- Task instructions
Write out the material exactly, leaving every picture behind.

#####

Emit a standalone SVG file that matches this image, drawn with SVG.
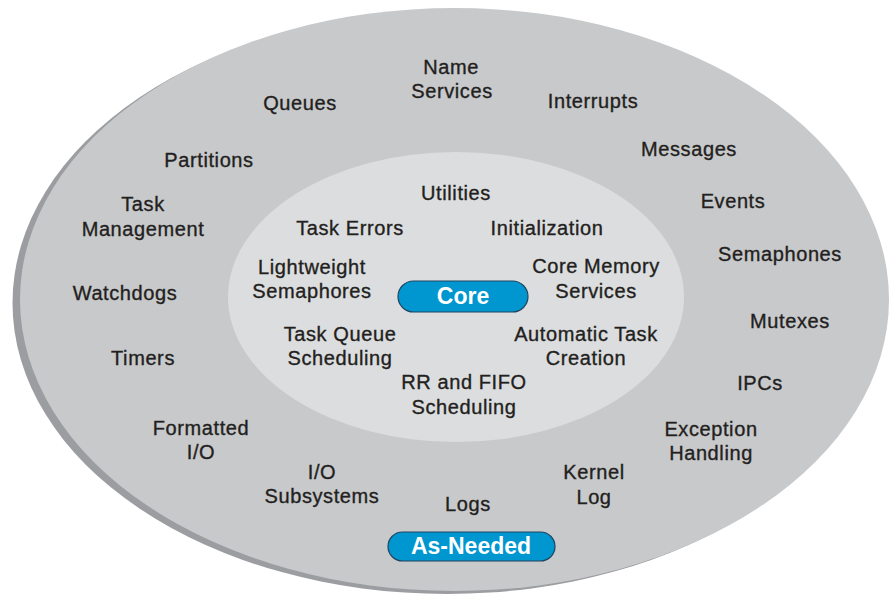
<svg xmlns="http://www.w3.org/2000/svg" width="892" height="594" viewBox="0 0 892 594">
<style>
.t{font-family:"Liberation Sans",Arial,sans-serif;font-size:20px;fill:#231f20;stroke:#231f20;stroke-width:0.35;letter-spacing:0.6px;text-anchor:middle}
.p{fill:#0096d0;stroke:#1f4560;stroke-width:1.2}
.pt{font-family:"Liberation Sans",Arial,sans-serif;font-size:23px;font-weight:bold;fill:#fff;text-anchor:middle}
</style>
<rect width="892" height="594" fill="#fff"/>
<g id="outer">
<ellipse cx="447" cy="303" rx="434.5" ry="291" fill="#9c9da0"/>
<ellipse cx="454.5" cy="299.5" rx="434.5" ry="291.5" fill="#c8c9cb"/>
</g>
<g id="inner">
<ellipse cx="456" cy="297" rx="228" ry="145" fill="#dcddde"/>
</g>
<g id="connectors"></g>
<g id="core-label">
<rect class="p" x="398" y="281" width="130" height="31" rx="15.5"/>
<text class="pt" x="463" y="304">Core</text>
</g>
<g id="asneeded-label">
<rect class="p" x="388" y="532" width="167" height="29" rx="14.5"/>
<text class="pt" x="471" y="554">As-Needed</text>
</g>
<g id="as-needed">
<text class="t" x="451" y="74">Name</text>
<text class="t" x="452" y="98">Services</text>
<text class="t" x="300" y="110">Queues</text>
<text class="t" x="593" y="108">Interrupts</text>
<text class="t" x="689" y="156">Messages</text>
<text class="t" x="209" y="167">Partitions</text>
<text class="t" x="733" y="208">Events</text>
<text class="t" x="143" y="211">Task</text>
<text class="t" x="143" y="236">Management</text>
<text class="t" x="780" y="261">Semaphones</text>
<text class="t" x="125" y="300">Watchdogs</text>
<text class="t" x="790" y="328">Mutexes</text>
<text class="t" x="143" y="365">Timers</text>
<text class="t" x="760" y="390">IPCs</text>
<text class="t" x="201" y="435">Formatted</text>
<text class="t" x="201" y="459">I/O</text>
<text class="t" x="711" y="436">Exception</text>
<text class="t" x="711" y="460">Handling</text>
<text class="t" x="322" y="479">I/O</text>
<text class="t" x="322" y="503">Subsystems</text>
<text class="t" x="594" y="479">Kernel</text>
<text class="t" x="594" y="504">Log</text>
<text class="t" x="468" y="511">Logs</text>
</g>
<g id="core">
<text class="t" x="456" y="200">Utilities</text>
<text class="t" x="350" y="235">Task Errors</text>
<text class="t" x="547" y="235">Initialization</text>
<text class="t" x="312" y="274">Lightweight</text>
<text class="t" x="312" y="298">Semaphores</text>
<text class="t" x="596" y="273">Core Memory</text>
<text class="t" x="596" y="298">Services</text>
<text class="t" x="340" y="341">Task Queue</text>
<text class="t" x="340" y="365">Scheduling</text>
<text class="t" x="586" y="341">Automatic Task</text>
<text class="t" x="586" y="365">Creation</text>
<text class="t" x="464" y="389">RR and FIFO</text>
<text class="t" x="464" y="414">Scheduling</text>
</g>
</svg>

#####

- Result for this exercise
Emit a standalone SVG file that matches this image, drawn with SVG.
<svg xmlns="http://www.w3.org/2000/svg" width="892" height="594" viewBox="0 0 892 594">
<style>
.t{font-family:"Liberation Sans",Arial,sans-serif;font-size:20px;fill:#231f20;stroke:#231f20;stroke-width:0.35;letter-spacing:0.6px;text-anchor:middle}
.p{fill:#0096d0;stroke:#1f4560;stroke-width:1.2}
.pt{font-family:"Liberation Sans",Arial,sans-serif;font-size:23px;font-weight:bold;fill:#fff;text-anchor:middle}
</style>
<rect width="892" height="594" fill="#fff"/>
<g id="outer">
<ellipse cx="447" cy="303" rx="434.5" ry="291" fill="#9c9da0"/>
<ellipse cx="454.5" cy="299.5" rx="434.5" ry="291.5" fill="#c8c9cb"/>
</g>
<g id="inner">
<ellipse cx="456" cy="297" rx="228" ry="145" fill="#dcddde"/>
</g>
<g id="connectors"></g>
<g id="core-label">
<rect class="p" x="398" y="281" width="130" height="31" rx="15.5"/>
<text class="pt" x="463" y="304">Core</text>
</g>
<g id="asneeded-label">
<rect class="p" x="388" y="532" width="167" height="29" rx="14.5"/>
<text class="pt" x="471" y="554">As-Needed</text>
</g>
<g id="as-needed">
<text class="t" x="451" y="74">Name</text>
<text class="t" x="452" y="98">Services</text>
<text class="t" x="300" y="110">Queues</text>
<text class="t" x="593" y="108">Interrupts</text>
<text class="t" x="689" y="156">Messages</text>
<text class="t" x="209" y="167">Partitions</text>
<text class="t" x="733" y="208">Events</text>
<text class="t" x="143" y="211">Task</text>
<text class="t" x="143" y="236">Management</text>
<text class="t" x="780" y="261">Semaphones</text>
<text class="t" x="125" y="300">Watchdogs</text>
<text class="t" x="790" y="328">Mutexes</text>
<text class="t" x="143" y="365">Timers</text>
<text class="t" x="760" y="390">IPCs</text>
<text class="t" x="201" y="435">Formatted</text>
<text class="t" x="201" y="459">I/O</text>
<text class="t" x="711" y="436">Exception</text>
<text class="t" x="711" y="460">Handling</text>
<text class="t" x="322" y="479">I/O</text>
<text class="t" x="322" y="503">Subsystems</text>
<text class="t" x="594" y="479">Kernel</text>
<text class="t" x="594" y="504">Log</text>
<text class="t" x="468" y="511">Logs</text>
</g>
<g id="core">
<text class="t" x="456" y="200">Utilities</text>
<text class="t" x="350" y="235">Task Errors</text>
<text class="t" x="547" y="235">Initialization</text>
<text class="t" x="312" y="274">Lightweight</text>
<text class="t" x="312" y="298">Semaphores</text>
<text class="t" x="596" y="273">Core Memory</text>
<text class="t" x="596" y="298">Services</text>
<text class="t" x="340" y="341">Task Queue</text>
<text class="t" x="340" y="365">Scheduling</text>
<text class="t" x="586" y="341">Automatic Task</text>
<text class="t" x="586" y="365">Creation</text>
<text class="t" x="464" y="389">RR and FIFO</text>
<text class="t" x="464" y="414">Scheduling</text>
</g>
</svg>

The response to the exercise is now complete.